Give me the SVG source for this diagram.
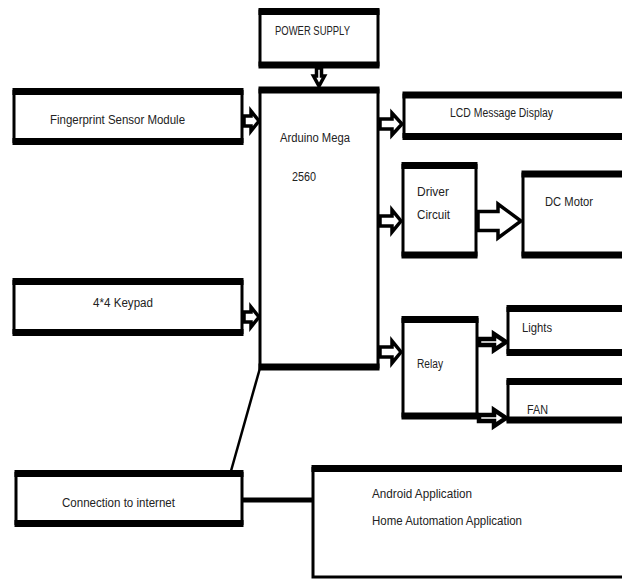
<svg xmlns="http://www.w3.org/2000/svg" width="622" height="579" viewBox="0 0 622 579">
<style>
.box{fill:#fff;stroke:#000;stroke-width:3}
.band{stroke:#000;stroke-width:7;fill:none}
.arr{fill:#fff;stroke:#000;stroke-width:3.5;stroke-linejoin:miter}
.arrs{fill:#fff;stroke:#000;stroke-width:4.5;stroke-linejoin:miter}
.lbl{font-family:"Liberation Sans",Arial,sans-serif;font-size:12.5px;fill:#222}
.conn{stroke:#000;fill:none}
</style>
<rect width="622" height="579" fill="#fff"/>

<g id="connectors">
<line class="conn" x1="260" y1="368" x2="231" y2="471" stroke-width="2.5"/>
<line class="conn" x1="242" y1="500" x2="314" y2="500" stroke-width="5"/>
<path class="arr" d="M316.5,68 L321.5,68 L321.5,76 L324.5,76 L319,86 L313.5,76 L316.5,76 Z" stroke-width="2.5"/>
<path class="arr" d="M244,116 L251,116 L251,111 L259,121 L251,131 L251,126 L244,126 Z"/>
<path class="arr" d="M244,312 L251,312 L251,307 L259,317 L251,327 L251,322 L244,322 Z"/>
<path class="arr" d="M380,119 L392,119 L392,113 L402,124 L392,135 L392,129 L380,129 Z"/>
<path class="arr" d="M380,216 L392,216 L392,210 L401,221 L392,232 L392,226 L380,226 Z"/>
<path class="arr" d="M478,211.5 L498,211.5 L498,204 L521,221 L498,238 L498,230.5 L478,230.5 Z" stroke-width="4.5"/>
<path class="arr" d="M380,347 L392,347 L392,341 L401,352 L392,363 L392,357 L380,357 Z"/>
<path class="arrs" d="M479,339 L494,339 L494,334 L506,342 L494,350 L494,345 L479,345 Z"/>
<path class="arrs" d="M479,415 L494,415 L494,410 L506,418 L494,426 L494,421 L479,421 Z"/>
</g>

<g id="power">
<rect class="box" x="260" y="11" width="118" height="54"/>
<line class="band" x1="258.5" y1="11.5" x2="379.5" y2="11.5"/>
<line class="band" x1="258.5" y1="65" x2="379.5" y2="65"/>
<text class="lbl" x="275" y="35" textLength="75" lengthAdjust="spacingAndGlyphs">POWER SUPPLY</text>
</g>

<g id="arduino">
<rect class="box" x="260" y="90" width="118" height="277"/>
<line class="band" x1="258.5" y1="90" x2="379.5" y2="90"/>
<line class="band" x1="258.5" y1="367" x2="379.5" y2="367"/>
<text class="lbl" x="280" y="142" textLength="70" lengthAdjust="spacingAndGlyphs">Arduino Mega</text>
<text class="lbl" x="292" y="181" textLength="24" lengthAdjust="spacingAndGlyphs">2560</text>
</g>

<g id="fingerprint">
<rect class="box" x="14" y="91.5" width="228" height="50"/>
<line class="band" x1="12.5" y1="91.5" x2="243.5" y2="91.5"/>
<line class="band" x1="12.5" y1="141.5" x2="243.5" y2="141.5"/>
<text class="lbl" x="50" y="124" textLength="135" lengthAdjust="spacingAndGlyphs">Fingerprint Sensor Module</text>
</g>

<g id="keypad">
<rect class="box" x="14" y="281.5" width="228" height="51"/>
<line class="band" x1="12.5" y1="281.5" x2="243.5" y2="281.5"/>
<line class="band" x1="12.5" y1="332.5" x2="243.5" y2="332.5"/>
<text class="lbl" x="93" y="307" textLength="60" lengthAdjust="spacingAndGlyphs">4*4 Keypad</text>
</g>

<g id="lcd">
<rect class="box" x="404" y="95" width="230" height="41.5"/>
<line class="band" x1="402.5" y1="95" x2="630" y2="95"/>
<line class="band" x1="402.5" y1="136.5" x2="630" y2="136.5"/>
<text class="lbl" x="450" y="117" textLength="103" lengthAdjust="spacingAndGlyphs">LCD Message Display</text>
</g>

<g id="driver">
<rect class="box" x="403" y="165.5" width="73" height="89.5"/>
<line class="band" x1="401.5" y1="165.5" x2="477.5" y2="165.5"/>
<line class="band" x1="401.5" y1="255" x2="477.5" y2="255"/>
<text class="lbl" x="417" y="196" textLength="32" lengthAdjust="spacingAndGlyphs">Driver</text>
<text class="lbl" x="417" y="219" textLength="33" lengthAdjust="spacingAndGlyphs">Circuit</text>
</g>

<g id="dcmotor">
<rect class="box" x="523" y="174" width="110" height="81"/>
<line class="band" x1="521.5" y1="174" x2="630" y2="174"/>
<line class="band" x1="521.5" y1="255" x2="630" y2="255"/>
<text class="lbl" x="545" y="206" textLength="48" lengthAdjust="spacingAndGlyphs">DC Motor</text>
</g>

<g id="relay">
<rect class="box" x="403" y="319.5" width="74" height="96.5"/>
<line class="band" x1="401.5" y1="319.5" x2="478.5" y2="319.5"/>
<line class="band" x1="401.5" y1="416" x2="478.5" y2="416"/>
<text class="lbl" x="417" y="368" textLength="26" lengthAdjust="spacingAndGlyphs">Relay</text>
</g>

<g id="lights">
<rect class="box" x="508" y="308.5" width="125" height="44"/>
<line class="band" x1="506.5" y1="308.5" x2="630" y2="308.5"/>
<line class="band" x1="506.5" y1="352.5" x2="630" y2="352.5"/>
<text class="lbl" x="522" y="332" textLength="30" lengthAdjust="spacingAndGlyphs">Lights</text>
</g>

<g id="fan">
<rect class="box" x="508" y="381.5" width="125" height="38.5"/>
<line class="band" x1="506.5" y1="381.5" x2="630" y2="381.5"/>
<line class="band" x1="506.5" y1="420" x2="630" y2="420"/>
<text class="lbl" x="527" y="414" textLength="21" lengthAdjust="spacingAndGlyphs">FAN</text>
</g>

<g id="internet">
<rect class="box" x="16" y="473.5" width="226" height="50"/>
<line class="band" x1="14.5" y1="473.5" x2="243.5" y2="473.5"/>
<line class="band" x1="14.5" y1="523.5" x2="243.5" y2="523.5"/>
<text class="lbl" x="62" y="507" textLength="113" lengthAdjust="spacingAndGlyphs">Connection to internet</text>
</g>

<g id="android">
<rect class="box" x="313" y="468.5" width="320" height="108.5"/>
<line class="band" x1="311.5" y1="468.5" x2="630" y2="468.5"/>
<text class="lbl" x="372" y="498" textLength="100" lengthAdjust="spacingAndGlyphs">Android Application</text>
<text class="lbl" x="372" y="525" textLength="150" lengthAdjust="spacingAndGlyphs">Home Automation Application</text>
</g>
</svg>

— To be done —
Reproduce all of the material exactly, apart from the pictures.

— Response for this exercise —
Give me the SVG source for this diagram.
<svg xmlns="http://www.w3.org/2000/svg" width="622" height="579" viewBox="0 0 622 579">
<style>
.box{fill:#fff;stroke:#000;stroke-width:3}
.band{stroke:#000;stroke-width:7;fill:none}
.arr{fill:#fff;stroke:#000;stroke-width:3.5;stroke-linejoin:miter}
.arrs{fill:#fff;stroke:#000;stroke-width:4.5;stroke-linejoin:miter}
.lbl{font-family:"Liberation Sans",Arial,sans-serif;font-size:12.5px;fill:#222}
.conn{stroke:#000;fill:none}
</style>
<rect width="622" height="579" fill="#fff"/>

<g id="connectors">
<line class="conn" x1="260" y1="368" x2="231" y2="471" stroke-width="2.5"/>
<line class="conn" x1="242" y1="500" x2="314" y2="500" stroke-width="5"/>
<path class="arr" d="M316.5,68 L321.5,68 L321.5,76 L324.5,76 L319,86 L313.5,76 L316.5,76 Z" stroke-width="2.5"/>
<path class="arr" d="M244,116 L251,116 L251,111 L259,121 L251,131 L251,126 L244,126 Z"/>
<path class="arr" d="M244,312 L251,312 L251,307 L259,317 L251,327 L251,322 L244,322 Z"/>
<path class="arr" d="M380,119 L392,119 L392,113 L402,124 L392,135 L392,129 L380,129 Z"/>
<path class="arr" d="M380,216 L392,216 L392,210 L401,221 L392,232 L392,226 L380,226 Z"/>
<path class="arr" d="M478,211.5 L498,211.5 L498,204 L521,221 L498,238 L498,230.5 L478,230.5 Z" stroke-width="4.5"/>
<path class="arr" d="M380,347 L392,347 L392,341 L401,352 L392,363 L392,357 L380,357 Z"/>
<path class="arrs" d="M479,339 L494,339 L494,334 L506,342 L494,350 L494,345 L479,345 Z"/>
<path class="arrs" d="M479,415 L494,415 L494,410 L506,418 L494,426 L494,421 L479,421 Z"/>
</g>

<g id="power">
<rect class="box" x="260" y="11" width="118" height="54"/>
<line class="band" x1="258.5" y1="11.5" x2="379.5" y2="11.5"/>
<line class="band" x1="258.5" y1="65" x2="379.5" y2="65"/>
<text class="lbl" x="275" y="35" textLength="75" lengthAdjust="spacingAndGlyphs">POWER SUPPLY</text>
</g>

<g id="arduino">
<rect class="box" x="260" y="90" width="118" height="277"/>
<line class="band" x1="258.5" y1="90" x2="379.5" y2="90"/>
<line class="band" x1="258.5" y1="367" x2="379.5" y2="367"/>
<text class="lbl" x="280" y="142" textLength="70" lengthAdjust="spacingAndGlyphs">Arduino Mega</text>
<text class="lbl" x="292" y="181" textLength="24" lengthAdjust="spacingAndGlyphs">2560</text>
</g>

<g id="fingerprint">
<rect class="box" x="14" y="91.5" width="228" height="50"/>
<line class="band" x1="12.5" y1="91.5" x2="243.5" y2="91.5"/>
<line class="band" x1="12.5" y1="141.5" x2="243.5" y2="141.5"/>
<text class="lbl" x="50" y="124" textLength="135" lengthAdjust="spacingAndGlyphs">Fingerprint Sensor Module</text>
</g>

<g id="keypad">
<rect class="box" x="14" y="281.5" width="228" height="51"/>
<line class="band" x1="12.5" y1="281.5" x2="243.5" y2="281.5"/>
<line class="band" x1="12.5" y1="332.5" x2="243.5" y2="332.5"/>
<text class="lbl" x="93" y="307" textLength="60" lengthAdjust="spacingAndGlyphs">4*4 Keypad</text>
</g>

<g id="lcd">
<rect class="box" x="404" y="95" width="230" height="41.5"/>
<line class="band" x1="402.5" y1="95" x2="630" y2="95"/>
<line class="band" x1="402.5" y1="136.5" x2="630" y2="136.5"/>
<text class="lbl" x="450" y="117" textLength="103" lengthAdjust="spacingAndGlyphs">LCD Message Display</text>
</g>

<g id="driver">
<rect class="box" x="403" y="165.5" width="73" height="89.5"/>
<line class="band" x1="401.5" y1="165.5" x2="477.5" y2="165.5"/>
<line class="band" x1="401.5" y1="255" x2="477.5" y2="255"/>
<text class="lbl" x="417" y="196" textLength="32" lengthAdjust="spacingAndGlyphs">Driver</text>
<text class="lbl" x="417" y="219" textLength="33" lengthAdjust="spacingAndGlyphs">Circuit</text>
</g>

<g id="dcmotor">
<rect class="box" x="523" y="174" width="110" height="81"/>
<line class="band" x1="521.5" y1="174" x2="630" y2="174"/>
<line class="band" x1="521.5" y1="255" x2="630" y2="255"/>
<text class="lbl" x="545" y="206" textLength="48" lengthAdjust="spacingAndGlyphs">DC Motor</text>
</g>

<g id="relay">
<rect class="box" x="403" y="319.5" width="74" height="96.5"/>
<line class="band" x1="401.5" y1="319.5" x2="478.5" y2="319.5"/>
<line class="band" x1="401.5" y1="416" x2="478.5" y2="416"/>
<text class="lbl" x="417" y="368" textLength="26" lengthAdjust="spacingAndGlyphs">Relay</text>
</g>

<g id="lights">
<rect class="box" x="508" y="308.5" width="125" height="44"/>
<line class="band" x1="506.5" y1="308.5" x2="630" y2="308.5"/>
<line class="band" x1="506.5" y1="352.5" x2="630" y2="352.5"/>
<text class="lbl" x="522" y="332" textLength="30" lengthAdjust="spacingAndGlyphs">Lights</text>
</g>

<g id="fan">
<rect class="box" x="508" y="381.5" width="125" height="38.5"/>
<line class="band" x1="506.5" y1="381.5" x2="630" y2="381.5"/>
<line class="band" x1="506.5" y1="420" x2="630" y2="420"/>
<text class="lbl" x="527" y="414" textLength="21" lengthAdjust="spacingAndGlyphs">FAN</text>
</g>

<g id="internet">
<rect class="box" x="16" y="473.5" width="226" height="50"/>
<line class="band" x1="14.5" y1="473.5" x2="243.5" y2="473.5"/>
<line class="band" x1="14.5" y1="523.5" x2="243.5" y2="523.5"/>
<text class="lbl" x="62" y="507" textLength="113" lengthAdjust="spacingAndGlyphs">Connection to internet</text>
</g>

<g id="android">
<rect class="box" x="313" y="468.5" width="320" height="108.5"/>
<line class="band" x1="311.5" y1="468.5" x2="630" y2="468.5"/>
<text class="lbl" x="372" y="498" textLength="100" lengthAdjust="spacingAndGlyphs">Android Application</text>
<text class="lbl" x="372" y="525" textLength="150" lengthAdjust="spacingAndGlyphs">Home Automation Application</text>
</g>
</svg>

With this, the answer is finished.